Phonetics consists of three areas of inquiry. ARTICULATORY PHONETICS describes how speech sounds are produced and how sounds are classified according to their articulatory properties. ACOUSTIC PHONETICS examines the physical properties of speech sounds such as duration, frequency, and intensity; PERCEPTUAL PHONETICS (or auditory phonetics) is the study of the perception of speech sounds. In the discussion of SC phonetics, this book focuses on articulatory phonetics with supplementary information from acoustic and perceptual phonetics.

   Speech sounds are produced by modifying the airstream. Most speech sounds are made when the air from the lungs is pushed through the larynx and the oral and nasal cavities. Sounds created in this way are said to use the pulmonic egressive airstream mechanism.8 Different speech sounds are produced by modifying this airstream at different points along the pathway of the airflow (see Figure 2.2 in §2.1.2).

   The air coming from the lungs may be modified at the larynx (sometimes called the voicebox), which is located at the top of the trachea (or windpipe) and houses the vocal folds. The front of the larynx (Adam’s apple) protrudes slightly at the front of the throat. This is the first point where the flow of the airstream can be modified. The VOCAL FOLDS are folds of muscle that can close together or move apart; the opening between the vocal folds is called the GLOTTIS. When the vocal folds are held close together and made to vibrate by the air pushed repeatedly through the vocal folds, a VOICED sound is produced; on the other hand, when the vocal folds are open and the air flows through the glottis freely, a VOICELESS sound is produced. For example, in English, [z] in zip is a voiced sound and [s] in sip is a voiceless sound. To help detect if a sound is voiced or voiceless, put your fingers lightly on your throat (close to where the Adam’s apple is) and say [z] for a few seconds and [s] for a few seconds and then say [zzzzsssszzzzssss]. You should be able to feel vibration inside the larynx when you produce [z] but no such vibration when you say [s]. You can use the same method to find out what other sounds in English are voiced and voiceless. For example, [v] in vine, [m] in man, [l] in life, and all vowels are voiced sounds; the first sounds in five, she, and thing are voiceless sounds.9

   Another important component of human physiology for speech production is the VOCAL TRACT above the larynx (supralaryngeal vocal tract), which includes the pharynx (the passage connecting the larynx and the oral cavity in the mouth), the oral cavity in the mouth and the nasal cavity within the nose. The flow of air can be modified at various locations in the vocal tract to produce different sounds. For example, to produce a [b] sound as in bay, we obstruct the airstream temporarily by closing the lips, and to produce a [d] sound in day, we obstruct the airstream by placing the tongue tip or tongue blade (the frontmost part of the tongue) at the back of the upper teeth or the ALVEOLAR RIDGE (the protruding bony area behind the upper teeth). The different points at which obstruction can be made are the PLACES OF ARTICULATION. The flow of air can also be modified with different degrees of obstruction. The different ways in which a sound is modified are the different MANNERS OF ARTICULATION. Compared to consonants, vowels have relatively free flow of air through the vocal tract. Among consonants, a sound like [d] makes a complete obstruction of the airstream whereas a sound like [z], which has the same place of articulation as [d], has a narrow opening between the raised tongue and the alveolar ridge to let the air squeeze through the narrow channel. A consonant like [d] is called a STOP because the airstream is completely obstructed and a consonant like [z] is called a FRICATIVE because the air pushed through the narrow channel produces friction noise. In chapters 3 and 4, we discuss how consonants and vowels are made and classified according to the status of the vocal folds, the place of articulation, and the manner of articulation.
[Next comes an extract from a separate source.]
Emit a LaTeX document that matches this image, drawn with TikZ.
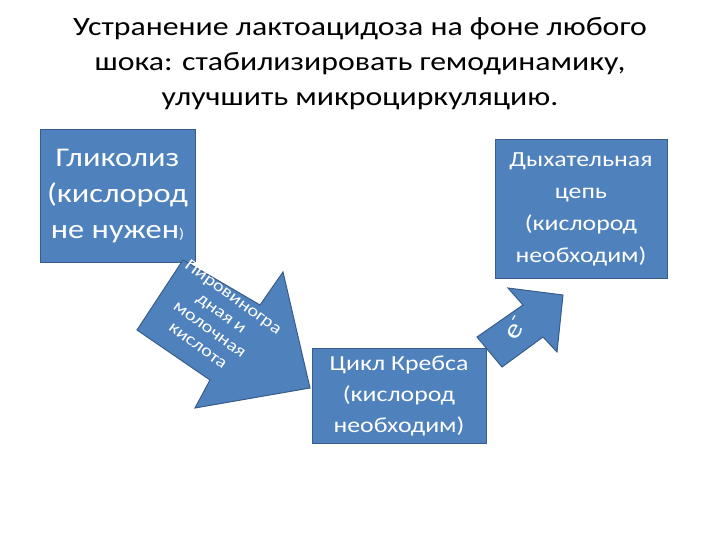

   When a sound is produced, the flow of air is converted to sound waves that can be transmitted through the air for the listener to perceive. The vibration rate of the vocal folds determines the FUNDAMENTAL FREQUENCY of a sound wave. If the vocal folds complete each cycle of vibration 100 times in a second, then the fundamental frequency is 100 Hz. A high tone has higher pitch and higher frequency and a low tone has lower pitch and lower frequency. A rising tone then has a pitch pattern of change from a lower pitch to a higher pitch. The phonetic properties of different tones in SC is discussed in chapter 4.

   Each speech sound has its own set of acoustic properties so that the listener can distinguish one sound from another. The various modifications of the airstream in speech production create different patterns of sound waves. That is, the source of a sound wave produced by the lungs and the vocal folds is modified in different ways in the vocal tract to yield different acoustic characteristics (different patterns of sound waves) for different sounds. The human speech production system is similar to a musical instrument: a musical instrument also has a source of sound (e.g. the air blown across a flute’s mouth hole) and produces different musical notes by modifying the sound in different ways in the instrument’s resonant chamber (e.g. by closing and opening the different holes on the body of the flute). The vocal tract acts like the resonant chamber in a musical instrument to highlight different frequencies of the source sound wave to produce different patterns of sound waves that are perceived as different sounds. We can see the acoustic differences that characterize different sounds on a spectrogram. Spectrograms are graphs that encode three aspects of the acoustic properties of speech sounds: duration, frequency, and the amount of acoustic energy (intensity and loudness). Since this introductory book focuses on articulatory phonetics, suggested readings for phonetics in general and acoustic phonetics in particular can be found in Further Reading.